Michael T. Largen

Differential protein synthesis by murine peritoneal macrophages elicited by various stimuli

Protein synthetic patterns of murine peritoneal macrophages were analyzed by two‐dimensional Polyacrylamide gel electrophoresis (2D PAGE) of 35S methionine‐labeled proteins. While the protein synthetic patterns exhibited by resident, inflammatory, and activated macrophages had numerous common features that distinguished them from the other normal non‐macrophage cell types examined, unique proteins also characterized each macrophage population from the others. The accumulation by resident macrophages of proteins 23, 25, and 37 distinguished them from elicited cells, as did the formers more abundant synthesis of proteins 54 and 52. The protein synthetic patterns of inflammatory thioglycollate‐ and proteose peptone‐elicited macrophages were strikingly similar, save for the formers greater levels of accumulation of proteins 14 and 28, and the letters more pronounced expression of p23.5. Peritoneal macrophages elicited by treatment with heat‐killed Propionibacterium acnes, the live, attenuated Mycobacterium bovis strain BCG, Listeria monocytogenes, and the protozoan flagellate Trypanosoma rhodesiense, all exhibited tumoricidal activity in 16‐h or 72‐h functional assays. They shared a common protein synthetic profile that differentiated them from the synthetic patterns characteristic of the non‐tumoricidal resident and inflammatory macrophages. These tumoricidal macrophages were unique in synthesizing a protein(s) of approximate molecular weight 26,000 daltons. A time‐course study employing P. acnes‐activated peritoneal macrophages indicated that p26 accumulation decayed with tumoricidal capacity as a function of time in culture, although no direct correlation between lytic activity and p26 expression could be definitively established. Peritoneal macrophages elicited with proteose peptone were not directly tumoricidal but were rendered so upon in vitro treatment with nanogram amounts of bacterial lipopolysaccharide. The accumulation of low levels of p26 by the newly explanted proteose peptone‐elicited macrophages suggests the possibility that this protein characterizes macrophage populations primed as well as triggered for tumoricidal activity.

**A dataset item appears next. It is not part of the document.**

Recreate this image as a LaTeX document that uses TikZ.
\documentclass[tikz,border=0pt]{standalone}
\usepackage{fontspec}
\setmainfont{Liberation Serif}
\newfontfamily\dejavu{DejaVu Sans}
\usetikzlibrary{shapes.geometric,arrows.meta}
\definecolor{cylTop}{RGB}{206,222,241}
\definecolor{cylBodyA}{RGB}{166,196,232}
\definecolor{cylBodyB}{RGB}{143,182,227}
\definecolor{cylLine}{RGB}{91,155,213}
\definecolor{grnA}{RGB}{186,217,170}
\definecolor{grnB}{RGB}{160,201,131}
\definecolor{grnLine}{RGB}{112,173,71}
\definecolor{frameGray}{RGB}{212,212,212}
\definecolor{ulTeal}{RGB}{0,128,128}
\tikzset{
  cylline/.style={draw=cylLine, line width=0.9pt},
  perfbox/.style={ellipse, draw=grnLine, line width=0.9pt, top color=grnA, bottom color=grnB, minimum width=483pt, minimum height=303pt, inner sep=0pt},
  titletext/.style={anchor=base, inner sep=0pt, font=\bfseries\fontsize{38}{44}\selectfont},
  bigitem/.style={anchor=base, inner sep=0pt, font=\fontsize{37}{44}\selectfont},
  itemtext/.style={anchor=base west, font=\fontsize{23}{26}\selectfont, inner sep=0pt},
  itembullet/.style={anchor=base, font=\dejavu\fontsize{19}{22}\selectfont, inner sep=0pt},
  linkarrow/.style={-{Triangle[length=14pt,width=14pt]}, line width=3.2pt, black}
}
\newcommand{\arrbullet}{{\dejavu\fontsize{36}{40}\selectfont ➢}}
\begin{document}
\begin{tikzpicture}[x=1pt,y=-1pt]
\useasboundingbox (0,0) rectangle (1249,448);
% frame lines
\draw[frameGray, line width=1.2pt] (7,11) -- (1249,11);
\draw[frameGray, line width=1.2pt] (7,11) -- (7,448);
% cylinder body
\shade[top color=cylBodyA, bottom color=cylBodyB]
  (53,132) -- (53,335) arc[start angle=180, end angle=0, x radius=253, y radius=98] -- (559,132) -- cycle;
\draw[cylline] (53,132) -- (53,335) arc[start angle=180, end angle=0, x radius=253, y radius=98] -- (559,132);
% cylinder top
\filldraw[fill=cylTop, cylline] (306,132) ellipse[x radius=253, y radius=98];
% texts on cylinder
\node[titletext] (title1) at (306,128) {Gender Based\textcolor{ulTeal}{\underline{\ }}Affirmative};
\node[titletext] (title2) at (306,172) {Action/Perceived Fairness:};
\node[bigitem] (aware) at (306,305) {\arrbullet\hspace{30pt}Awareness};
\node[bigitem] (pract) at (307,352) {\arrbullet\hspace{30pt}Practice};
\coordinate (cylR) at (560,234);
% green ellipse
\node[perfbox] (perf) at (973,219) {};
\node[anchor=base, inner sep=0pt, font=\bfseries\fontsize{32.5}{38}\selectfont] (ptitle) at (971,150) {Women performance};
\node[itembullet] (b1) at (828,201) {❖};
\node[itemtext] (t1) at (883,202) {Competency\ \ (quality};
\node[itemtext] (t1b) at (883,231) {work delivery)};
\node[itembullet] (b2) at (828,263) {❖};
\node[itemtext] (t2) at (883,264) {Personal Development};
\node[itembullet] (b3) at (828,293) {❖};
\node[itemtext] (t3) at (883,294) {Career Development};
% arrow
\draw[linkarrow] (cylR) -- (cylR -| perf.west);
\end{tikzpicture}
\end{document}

Identification of multiple-molecular-weight forms of thymocyte comitogenic activity from the monocyte/macrophage cell line RAW 264.7.

The cloned monocyte/macrophage cell line RAW 264.7 was investigated for interleukin 1 (IL-1) production. Of the inducers tested, bacterial lipopolysaccharide was found to be the most effective. The cyclic nucleotide analogs 8-BrcAMP and 8-BrcGMP were also tested, with only 8-BrcGMP being capable of inducing a small amount of IL-1 activity. Gel filtration studies revealed thymocyte mitogenic and comitogenic activity in three molecular-weight peaks: greater than 70,000, 30,000 to 40,000, and 12,000 to 18,000 Da. The multiple-molecular-weight forms were present when samples were prepared under serum-free conditions and also when samples were prepared and chromatographed in high ionic strength NaCl or under disulfide reducing conditions. Molecular charge heterogeneity was observed when proteins were chromatographed using column chromatofocusing (PBE 94). The intermediate-molecular-weight form eluted from the column over a pH range of 5.0 to 5.4; while the low-molecular-weight form eluted at three separate pHs: greater than or equal to 7.4 (unbound material), 5.2, and 4.8. The low-molecular-weight and intermediate-molecular-weight forms exhibited different dose-response curves when assayed under conditions used by other investigators (1 X 10(7) cells/ml; phytohemagglutinin, 1 microgram/ml), but very similar dose-response curves when assayed under conditions used by our laboratory (2 X 10(6) cells/ml; concanavalin A, 0.25 microgram/ml) in a thymocyte comitogen assay. The possible relationship of these multiple-molecular-weight species of thymocyte comitogenic activity from RAW 264.7 to other biological activities from cloned and noncloned cellular sources is discussed.